Awesome is away (and her cat appears to be stuck under her computer), I’m not seeing the Bocera until next semester, and everyone else has dissapeared for exams/ on their way to Leeds. I’ll try taking this to Old English Reading Group tomorrow, but I shall also put it up here and hope some nice person sees their way clear to telling me if this is an acceptable-looking paper proposal. (The conference in question is entitled ‘Welcoming the Stranger’). It’s nearly a hundred words short of the word limit, but so were the abstracts for last year’s conference.
Legislating for the stranger: Archbishop Wulfstan and King Cnut
Archbishop Wulfstan of York stands out early 11th century England as a lawmaker, homilist and one of the few stable political figures in a period of invasions and great social upheaval.
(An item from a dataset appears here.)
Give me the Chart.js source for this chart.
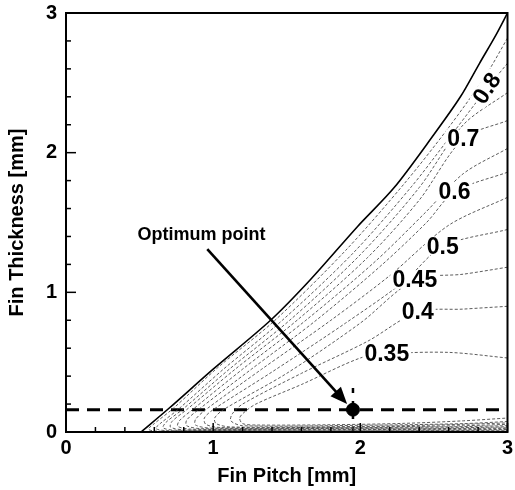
<!DOCTYPE html>
<html>
<head>
<meta charset="utf-8">
<script src="https://cdn.jsdelivr.net/npm/chart.js@4.4.1/dist/chart.umd.min.js"></script>
<style>
  html,body{margin:0;padding:0;background:#fff;}
  #wrap{width:515px;height:490px;}
</style>
</head>
<body>
<div id="wrap"><canvas id="c" width="515" height="490"></canvas></div>
<script>
/* ---- data (x = fin pitch mm, y = fin thickness mm) ---- */
const xTicks = [0, 1, 2, 3];
const yTicks = [0, 1, 2, 3];

// solid feasibility boundary
const boundary = [[0.51,0],[0.70,0.17],[1.0,0.45],[1.39,0.80],[1.66,1.09],[1.98,1.47],[2.23,1.75],[2.5,2.13],[2.68,2.40],[2.81,2.64],[2.92,2.84],[3.0,3.0]];

// dashed efficiency contours (upper branch from the right edge, hairpin, lower branch back along the axis)
const c085 = [[3.0,2.82],[2.85,2.55],[2.6,2.18],[2.3,1.78],[1.9,1.3],[1.42,0.8],[1.03,0.46],[0.73,0.17],[0.6,0.06],[0.56,0.02],[0.62,0.006],[1.2,0.004],[2.0,0.004],[3.0,0.006]];
const c080 = [[3.0,2.64],[2.86,2.46],[2.6,2.1],[2.35,1.76],[1.95,1.28],[1.47,0.8],[1.07,0.45],[0.76,0.16],[0.64,0.06],[0.61,0.025],[0.68,0.01],[1.3,0.008],[2.2,0.009],[3.0,0.012]];
const c075 = [[3.0,2.43],[2.7,2.2],[2.4,1.75],[2.0,1.27],[1.52,0.8],[1.11,0.45],[0.79,0.16],[0.68,0.07],[0.66,0.03],[0.74,0.013],[1.4,0.012],[2.3,0.014],[3.0,0.018]];
const c070 = [[3.0,2.23],[2.7,2.1],[2.4,1.66],[2.05,1.25],[1.57,0.8],[1.15,0.45],[0.82,0.16],[0.72,0.075],[0.71,0.035],[0.8,0.016],[1.5,0.016],[2.4,0.019],[3.0,0.024]];
const c065 = [[3.0,2.03],[2.7,1.85],[2.45,1.58],[2.1,1.22],[1.63,0.8],[1.2,0.45],[0.86,0.16],[0.77,0.08],[0.76,0.04],[0.86,0.02],[1.6,0.02],[2.5,0.024],[3.0,0.03]];
const c060 = [[3.0,1.86],[2.64,1.72],[2.45,1.5],[2.15,1.2],[1.7,0.8],[1.26,0.45],[0.9,0.16],[0.82,0.085],[0.82,0.045],[0.92,0.024],[1.7,0.025],[2.6,0.03],[3.0,0.037]];
const c055 = [[3.0,1.68],[2.6,1.48],[2.2,1.12],[1.8,0.8],[1.33,0.45],[0.95,0.16],[0.88,0.09],[0.88,0.05],[0.98,0.028],[1.8,0.03],[2.6,0.037],[3.0,0.045]];
const c050 = [[3.0,1.45],[2.56,1.33],[2.3,1.08],[1.9,0.78],[1.4,0.43],[1.0,0.16],[0.94,0.1],[0.95,0.055],[1.05,0.032],[1.9,0.035],[2.7,0.045],[3.0,0.055]];
const c045 = [[3.0,1.18],[2.7,1.13],[2.37,1.09],[2.0,0.78],[1.5,0.42],[1.07,0.16],[1.01,0.1],[1.02,0.06],[1.12,0.036],[2.0,0.04],[2.7,0.055],[3.0,0.065]];
const c040 = [[3.0,0.9],[2.7,0.88],[2.39,0.86],[2.05,0.65],[1.6,0.42],[1.2,0.2],[1.13,0.13],[1.12,0.08],[1.2,0.045],[2.0,0.048],[2.7,0.06],[3.0,0.075]];
const c035 = [[3.0,0.53],[2.6,0.57],[2.18,0.56],[2.0,0.53],[1.6,0.34],[1.29,0.2],[1.21,0.14],[1.18,0.1],[1.2,0.06],[1.3,0.05],[1.8,0.052],[2.3,0.062],[2.7,0.08],[3.0,0.1]];
const contours = [c085,c080,c075,c070,c065,c060,c055,c050,c045,c040,c035];

// contour labels: text, x, y, rotation (deg)
const labelText = ['0.8','0.7','0.6','0.5','0.45','0.4','0.35'];
const labelX    = [2.86, 2.70, 2.64, 2.56, 2.37, 2.39, 2.18];
const labelY    = [2.46, 2.10, 1.72, 1.33, 1.09, 0.86, 0.56];
const labelRot  = [-57, 0, 0, 0, 0, 0, 0];

// optimum point and its guide lines
const optimum = [[1.95, 0.16]];
const optLine = [[0, 0.16],[3, 0.16]];
const optDrop = [[1.95, 0],[1.95, 0.33]];
const arrowFrom = [0.96, 1.31], arrowTo = [1.91, 0.2];
const noteText = 'Optimum point', noteAt = [0.92, 1.41];

const FONT = '"Liberation Sans", Arial, sans-serif';
const pts = a => a.map(p => ({x:p[0], y:p[1]}));

const datasets = [];
contours.forEach(c => datasets.push({
  data:pts(c), showLine:true, pointRadius:0, borderColor:'#4a4a4a', borderWidth:0.9,
  borderDash:[3,2], tension:0.3
}));
datasets.push({data:pts(boundary), showLine:true, pointRadius:0, borderColor:'#000', borderWidth:1.6, tension:0.3});
datasets.push({data:pts(optLine), showLine:true, pointRadius:0, borderColor:'#000', borderWidth:3, borderDash:[13,8]});
datasets.push({data:pts(optDrop), showLine:true, pointRadius:0, borderColor:'#000', borderWidth:2.5, borderDash:[5,8]});
datasets.push({data:pts(optimum), showLine:false, pointRadius:6.5, pointBackgroundColor:'#000', pointBorderColor:'#000'});

/* ---- frame, inward ticks, contour labels, arrow ---- */
const decor = {
  id:'decor',
  afterDatasetsDraw(chart){
    const {ctx, chartArea:a, scales:{x, y}} = chart;
    ctx.save();
    // contour labels with a white knock-out box
    ctx.font = 'bold 23px ' + FONT;
    ctx.textAlign = 'center'; ctx.textBaseline = 'middle';
    labelText.forEach((t, i) => {
      const px = x.getPixelForValue(labelX[i]), py = y.getPixelForValue(labelY[i]);
      const w = ctx.measureText(t).width;
      ctx.save();
      ctx.translate(px, py); ctx.rotate(labelRot[i] * Math.PI / 180);
      ctx.fillStyle = '#fff'; ctx.fillRect(-w/2 - 2, -9, w + 4, 18);
      ctx.fillStyle = '#000'; ctx.fillText(t, 0, 1);
      ctx.restore();
    });
    // annotation text + arrow
    ctx.font = 'bold 18px ' + FONT;
    ctx.fillStyle = '#000';
    ctx.fillText(noteText, x.getPixelForValue(noteAt[0]), y.getPixelForValue(noteAt[1]));
    const x0 = x.getPixelForValue(arrowFrom[0]), y0 = y.getPixelForValue(arrowFrom[1]);
    const x1 = x.getPixelForValue(arrowTo[0]), y1 = y.getPixelForValue(arrowTo[1]);
    const ang = Math.atan2(y1 - y0, x1 - x0), hl = 17, hw = 7;
    ctx.strokeStyle = '#000'; ctx.lineWidth = 2.6;
    ctx.beginPath(); ctx.moveTo(x0, y0);
    ctx.lineTo(x1 - hl * 0.8 * Math.cos(ang), y1 - hl * 0.8 * Math.sin(ang)); ctx.stroke();
    ctx.beginPath();
    ctx.moveTo(x1, y1);
    ctx.lineTo(x1 - hl*Math.cos(ang) + hw*Math.sin(ang), y1 - hl*Math.sin(ang) - hw*Math.cos(ang));
    ctx.lineTo(x1 - hl*Math.cos(ang) - hw*Math.sin(ang), y1 - hl*Math.sin(ang) + hw*Math.cos(ang));
    ctx.closePath(); ctx.fill();
    // inward ticks on left and bottom axes
    ctx.lineWidth = 1.5;
    x.ticks.forEach(t => {
      const major = Math.abs(t.value - Math.round(t.value)) < 1e-6;
      const px = x.getPixelForValue(t.value);
      ctx.beginPath(); ctx.moveTo(px, a.bottom); ctx.lineTo(px, a.bottom - (major ? 9 : 5)); ctx.stroke();
    });
    y.ticks.forEach(t => {
      const major = Math.abs(t.value - Math.round(t.value)) < 1e-6;
      const py = y.getPixelForValue(t.value);
      ctx.beginPath(); ctx.moveTo(a.left, py); ctx.lineTo(a.left + (major ? 10 : 5), py); ctx.stroke();
    });
    // frame
    ctx.lineWidth = 2;
    ctx.strokeRect(a.left, a.top, a.right - a.left, a.bottom - a.top);
    ctx.restore();
  }
};

const tickLabel = list => v => list.includes(Math.round(v * 1000) / 1000) ? String(Math.round(v)) : '';
const tickFont = {family:FONT, size:20, weight:'bold'};

new Chart(document.getElementById('c'), {
  type:'scatter',
  data:{datasets},
  options:{
    responsive:false, animation:false,
    layout:{padding:{top:13, right:4, left:0, bottom:0}},
    plugins:{legend:{display:false}, tooltip:{enabled:false}},
    scales:{
      x:{
        type:'linear', min:0, max:3,
        grid:{display:false, drawTicks:false}, border:{display:false},
        ticks:{stepSize:0.2, autoSkip:false, maxRotation:0, padding:4, color:'#000', font:tickFont, callback:tickLabel(xTicks)},
        title:{display:true, text:'Fin Pitch [mm]', color:'#000', font:{family:FONT, size:20, weight:'bold'}, padding:{top:0, bottom:2}},
        afterFit(s){ s.height = 58; s.paddingLeft = 0; s.paddingRight = 0; }
      },
      y:{
        type:'linear', min:0, max:3,
        grid:{display:false, drawTicks:false}, border:{display:false},
        ticks:{stepSize:0.2, autoSkip:false, padding:9, color:'#000', font:tickFont, callback:tickLabel(yTicks)},
        title:{display:true, text:'Fin Thickness [mm]', color:'#000', font:{family:FONT, size:20, weight:'bold'}, padding:{top:5, bottom:0}},
        afterFit(s){ s.width = 66; s.paddingTop = 0; s.paddingBottom = 0; }
      }
    }
  },
  plugins:[decor]
});
</script>
</body>
</html>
From the time of Æthelred, Wulfstan’s laws and homiletic works show that he was developing a theoretical basis for the ideal Christian society, but it was under the invader Cnut that he found the stability to begin shaping that society. The manuscript Cotton Nero A.i, compiled under Wulfstan’s direction, provided both a sourcebook for Wulfstan as he worked on the great Cnut Codes of 1018, and the resources he needed to hand in order to instruct Cnut and his court about the laws and traditions of Christian England. This paper will examine the relationship between Wulfstan and the stranger on the English throne, and the process by which Wulfstan cast the invader in the role of Christian king over the English, with particular reference to the texts in Cotton Nero A.i.